* **DIRECTION**:
Print the listing in its entirety and exactly, leaving out images.

* **GIVEN INFORMATION**:

+---+

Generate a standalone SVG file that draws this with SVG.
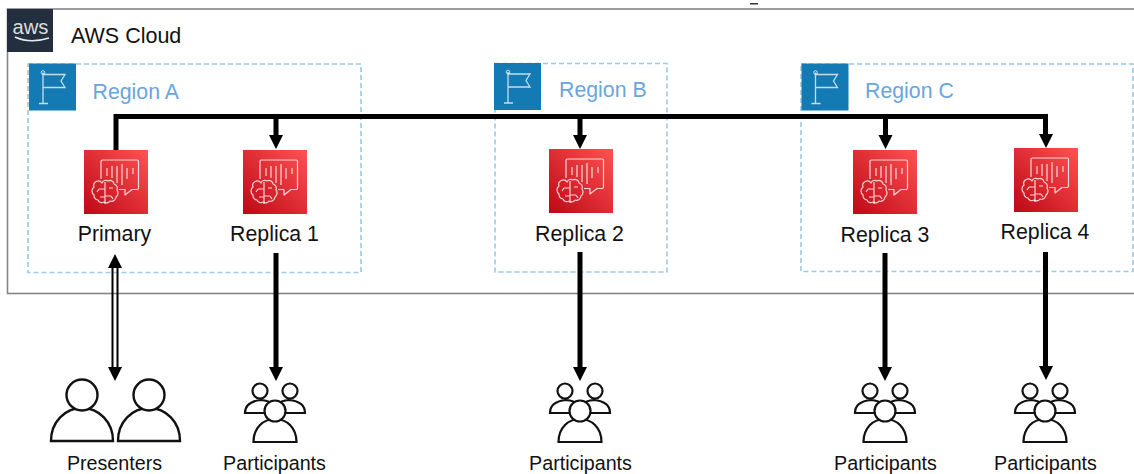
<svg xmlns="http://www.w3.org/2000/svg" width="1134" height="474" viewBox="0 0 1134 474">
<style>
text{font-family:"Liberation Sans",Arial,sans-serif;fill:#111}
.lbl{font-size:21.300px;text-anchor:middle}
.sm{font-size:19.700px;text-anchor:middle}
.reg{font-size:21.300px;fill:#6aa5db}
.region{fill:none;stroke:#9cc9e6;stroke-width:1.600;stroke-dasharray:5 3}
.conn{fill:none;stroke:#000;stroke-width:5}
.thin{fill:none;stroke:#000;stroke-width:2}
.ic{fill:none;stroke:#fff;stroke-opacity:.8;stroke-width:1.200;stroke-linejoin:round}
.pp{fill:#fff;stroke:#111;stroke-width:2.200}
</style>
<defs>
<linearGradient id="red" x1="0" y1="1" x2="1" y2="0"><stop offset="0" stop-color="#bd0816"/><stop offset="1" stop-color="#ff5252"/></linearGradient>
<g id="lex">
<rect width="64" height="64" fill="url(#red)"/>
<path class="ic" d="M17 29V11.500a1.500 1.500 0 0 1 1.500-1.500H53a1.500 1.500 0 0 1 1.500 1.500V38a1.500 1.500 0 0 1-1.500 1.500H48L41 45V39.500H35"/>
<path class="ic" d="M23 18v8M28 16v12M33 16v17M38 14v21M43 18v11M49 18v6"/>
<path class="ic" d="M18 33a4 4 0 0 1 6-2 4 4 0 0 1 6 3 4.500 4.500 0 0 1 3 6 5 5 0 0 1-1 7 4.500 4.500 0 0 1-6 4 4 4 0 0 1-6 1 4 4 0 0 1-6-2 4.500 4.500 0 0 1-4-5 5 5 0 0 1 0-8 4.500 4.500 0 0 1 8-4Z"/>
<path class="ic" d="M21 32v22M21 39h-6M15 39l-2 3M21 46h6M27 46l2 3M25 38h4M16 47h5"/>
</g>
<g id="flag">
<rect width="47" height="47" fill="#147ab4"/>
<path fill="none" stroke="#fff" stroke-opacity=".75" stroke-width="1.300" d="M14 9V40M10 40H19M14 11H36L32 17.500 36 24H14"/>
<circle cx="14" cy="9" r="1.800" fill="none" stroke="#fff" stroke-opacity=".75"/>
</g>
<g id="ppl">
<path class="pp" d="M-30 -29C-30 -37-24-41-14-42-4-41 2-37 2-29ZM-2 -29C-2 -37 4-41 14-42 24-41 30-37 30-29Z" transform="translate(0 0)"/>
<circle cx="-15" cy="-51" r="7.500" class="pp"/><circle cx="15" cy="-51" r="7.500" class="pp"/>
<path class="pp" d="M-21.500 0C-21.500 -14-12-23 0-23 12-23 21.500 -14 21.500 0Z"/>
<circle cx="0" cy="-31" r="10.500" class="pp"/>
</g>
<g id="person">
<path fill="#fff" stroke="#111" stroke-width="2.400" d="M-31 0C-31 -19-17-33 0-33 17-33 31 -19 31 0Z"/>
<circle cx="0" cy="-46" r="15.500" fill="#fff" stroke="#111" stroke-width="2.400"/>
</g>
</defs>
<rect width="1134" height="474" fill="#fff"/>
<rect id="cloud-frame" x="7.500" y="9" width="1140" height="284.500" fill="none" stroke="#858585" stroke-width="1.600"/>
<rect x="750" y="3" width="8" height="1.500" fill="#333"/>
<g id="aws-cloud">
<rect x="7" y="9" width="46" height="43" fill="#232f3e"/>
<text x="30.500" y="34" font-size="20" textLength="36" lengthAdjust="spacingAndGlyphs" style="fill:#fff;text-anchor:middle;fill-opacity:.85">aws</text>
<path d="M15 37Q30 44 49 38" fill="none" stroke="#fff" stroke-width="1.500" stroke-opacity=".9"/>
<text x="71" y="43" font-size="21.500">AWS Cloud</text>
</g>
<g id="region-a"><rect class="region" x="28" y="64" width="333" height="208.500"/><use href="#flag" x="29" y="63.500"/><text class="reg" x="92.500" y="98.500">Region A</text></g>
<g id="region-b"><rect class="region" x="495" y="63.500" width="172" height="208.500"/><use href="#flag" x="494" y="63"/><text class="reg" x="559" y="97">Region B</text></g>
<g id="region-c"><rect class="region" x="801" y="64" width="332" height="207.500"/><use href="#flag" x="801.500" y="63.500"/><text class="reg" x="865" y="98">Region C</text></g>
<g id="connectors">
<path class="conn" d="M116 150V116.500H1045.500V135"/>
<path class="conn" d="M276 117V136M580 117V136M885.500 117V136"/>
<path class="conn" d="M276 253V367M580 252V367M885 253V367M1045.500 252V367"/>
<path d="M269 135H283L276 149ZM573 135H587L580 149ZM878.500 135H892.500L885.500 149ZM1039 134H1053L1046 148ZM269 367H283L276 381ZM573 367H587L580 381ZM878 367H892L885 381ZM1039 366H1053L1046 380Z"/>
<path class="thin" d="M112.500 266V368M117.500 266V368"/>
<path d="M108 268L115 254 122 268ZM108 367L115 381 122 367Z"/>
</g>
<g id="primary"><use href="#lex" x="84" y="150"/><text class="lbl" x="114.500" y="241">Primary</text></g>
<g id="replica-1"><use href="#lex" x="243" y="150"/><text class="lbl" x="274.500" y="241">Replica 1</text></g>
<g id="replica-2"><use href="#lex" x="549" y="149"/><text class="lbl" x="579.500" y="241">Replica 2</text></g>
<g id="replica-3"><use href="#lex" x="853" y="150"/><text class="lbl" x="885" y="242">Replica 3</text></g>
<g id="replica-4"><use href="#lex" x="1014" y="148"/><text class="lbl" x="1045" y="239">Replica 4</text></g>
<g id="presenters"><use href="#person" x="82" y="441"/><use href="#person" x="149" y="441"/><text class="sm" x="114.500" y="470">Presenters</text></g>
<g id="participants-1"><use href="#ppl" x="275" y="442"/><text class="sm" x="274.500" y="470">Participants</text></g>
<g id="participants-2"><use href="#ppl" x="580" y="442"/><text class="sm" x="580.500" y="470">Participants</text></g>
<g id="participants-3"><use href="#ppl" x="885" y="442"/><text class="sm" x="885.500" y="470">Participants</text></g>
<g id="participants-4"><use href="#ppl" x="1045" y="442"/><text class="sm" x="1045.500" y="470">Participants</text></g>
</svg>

+---+

* **EXPECTED OUTPUT**:
Generate a standalone SVG file that draws this with SVG.
<svg xmlns="http://www.w3.org/2000/svg" width="1134" height="474" viewBox="0 0 1134 474">
<style>
text{font-family:"Liberation Sans",Arial,sans-serif;fill:#111}
.lbl{font-size:21.300px;text-anchor:middle}
.sm{font-size:19.700px;text-anchor:middle}
.reg{font-size:21.300px;fill:#6aa5db}
.region{fill:none;stroke:#9cc9e6;stroke-width:1.600;stroke-dasharray:5 3}
.conn{fill:none;stroke:#000;stroke-width:5}
.thin{fill:none;stroke:#000;stroke-width:2}
.ic{fill:none;stroke:#fff;stroke-opacity:.8;stroke-width:1.200;stroke-linejoin:round}
.pp{fill:#fff;stroke:#111;stroke-width:2.200}
</style>
<defs>
<linearGradient id="red" x1="0" y1="1" x2="1" y2="0"><stop offset="0" stop-color="#bd0816"/><stop offset="1" stop-color="#ff5252"/></linearGradient>
<g id="lex">
<rect width="64" height="64" fill="url(#red)"/>
<path class="ic" d="M17 29V11.500a1.500 1.500 0 0 1 1.500-1.500H53a1.500 1.500 0 0 1 1.500 1.500V38a1.500 1.500 0 0 1-1.500 1.500H48L41 45V39.500H35"/>
<path class="ic" d="M23 18v8M28 16v12M33 16v17M38 14v21M43 18v11M49 18v6"/>
<path class="ic" d="M18 33a4 4 0 0 1 6-2 4 4 0 0 1 6 3 4.500 4.500 0 0 1 3 6 5 5 0 0 1-1 7 4.500 4.500 0 0 1-6 4 4 4 0 0 1-6 1 4 4 0 0 1-6-2 4.500 4.500 0 0 1-4-5 5 5 0 0 1 0-8 4.500 4.500 0 0 1 8-4Z"/>
<path class="ic" d="M21 32v22M21 39h-6M15 39l-2 3M21 46h6M27 46l2 3M25 38h4M16 47h5"/>
</g>
<g id="flag">
<rect width="47" height="47" fill="#147ab4"/>
<path fill="none" stroke="#fff" stroke-opacity=".75" stroke-width="1.300" d="M14 9V40M10 40H19M14 11H36L32 17.500 36 24H14"/>
<circle cx="14" cy="9" r="1.800" fill="none" stroke="#fff" stroke-opacity=".75"/>
</g>
<g id="ppl">
<path class="pp" d="M-30 -29C-30 -37-24-41-14-42-4-41 2-37 2-29ZM-2 -29C-2 -37 4-41 14-42 24-41 30-37 30-29Z" transform="translate(0 0)"/>
<circle cx="-15" cy="-51" r="7.500" class="pp"/><circle cx="15" cy="-51" r="7.500" class="pp"/>
<path class="pp" d="M-21.500 0C-21.500 -14-12-23 0-23 12-23 21.500 -14 21.500 0Z"/>
<circle cx="0" cy="-31" r="10.500" class="pp"/>
</g>
<g id="person">
<path fill="#fff" stroke="#111" stroke-width="2.400" d="M-31 0C-31 -19-17-33 0-33 17-33 31 -19 31 0Z"/>
<circle cx="0" cy="-46" r="15.500" fill="#fff" stroke="#111" stroke-width="2.400"/>
</g>
</defs>
<rect width="1134" height="474" fill="#fff"/>
<rect id="cloud-frame" x="7.500" y="9" width="1140" height="284.500" fill="none" stroke="#858585" stroke-width="1.600"/>
<rect x="750" y="3" width="8" height="1.500" fill="#333"/>
<g id="aws-cloud">
<rect x="7" y="9" width="46" height="43" fill="#232f3e"/>
<text x="30.500" y="34" font-size="20" textLength="36" lengthAdjust="spacingAndGlyphs" style="fill:#fff;text-anchor:middle;fill-opacity:.85">aws</text>
<path d="M15 37Q30 44 49 38" fill="none" stroke="#fff" stroke-width="1.500" stroke-opacity=".9"/>
<text x="71" y="43" font-size="21.500">AWS Cloud</text>
</g>
<g id="region-a"><rect class="region" x="28" y="64" width="333" height="208.500"/><use href="#flag" x="29" y="63.500"/><text class="reg" x="92.500" y="98.500">Region A</text></g>
<g id="region-b"><rect class="region" x="495" y="63.500" width="172" height="208.500"/><use href="#flag" x="494" y="63"/><text class="reg" x="559" y="97">Region B</text></g>
<g id="region-c"><rect class="region" x="801" y="64" width="332" height="207.500"/><use href="#flag" x="801.500" y="63.500"/><text class="reg" x="865" y="98">Region C</text></g>
<g id="connectors">
<path class="conn" d="M116 150V116.500H1045.500V135"/>
<path class="conn" d="M276 117V136M580 117V136M885.500 117V136"/>
<path class="conn" d="M276 253V367M580 252V367M885 253V367M1045.500 252V367"/>
<path d="M269 135H283L276 149ZM573 135H587L580 149ZM878.500 135H892.500L885.500 149ZM1039 134H1053L1046 148ZM269 367H283L276 381ZM573 367H587L580 381ZM878 367H892L885 381ZM1039 366H1053L1046 380Z"/>
<path class="thin" d="M112.500 266V368M117.500 266V368"/>
<path d="M108 268L115 254 122 268ZM108 367L115 381 122 367Z"/>
</g>
<g id="primary"><use href="#lex" x="84" y="150"/><text class="lbl" x="114.500" y="241">Primary</text></g>
<g id="replica-1"><use href="#lex" x="243" y="150"/><text class="lbl" x="274.500" y="241">Replica 1</text></g>
<g id="replica-2"><use href="#lex" x="549" y="149"/><text class="lbl" x="579.500" y="241">Replica 2</text></g>
<g id="replica-3"><use href="#lex" x="853" y="150"/><text class="lbl" x="885" y="242">Replica 3</text></g>
<g id="replica-4"><use href="#lex" x="1014" y="148"/><text class="lbl" x="1045" y="239">Replica 4</text></g>
<g id="presenters"><use href="#person" x="82" y="441"/><use href="#person" x="149" y="441"/><text class="sm" x="114.500" y="470">Presenters</text></g>
<g id="participants-1"><use href="#ppl" x="275" y="442"/><text class="sm" x="274.500" y="470">Participants</text></g>
<g id="participants-2"><use href="#ppl" x="580" y="442"/><text class="sm" x="580.500" y="470">Participants</text></g>
<g id="participants-3"><use href="#ppl" x="885" y="442"/><text class="sm" x="885.500" y="470">Participants</text></g>
<g id="participants-4"><use href="#ppl" x="1045" y="442"/><text class="sm" x="1045.500" y="470">Participants</text></g>
</svg>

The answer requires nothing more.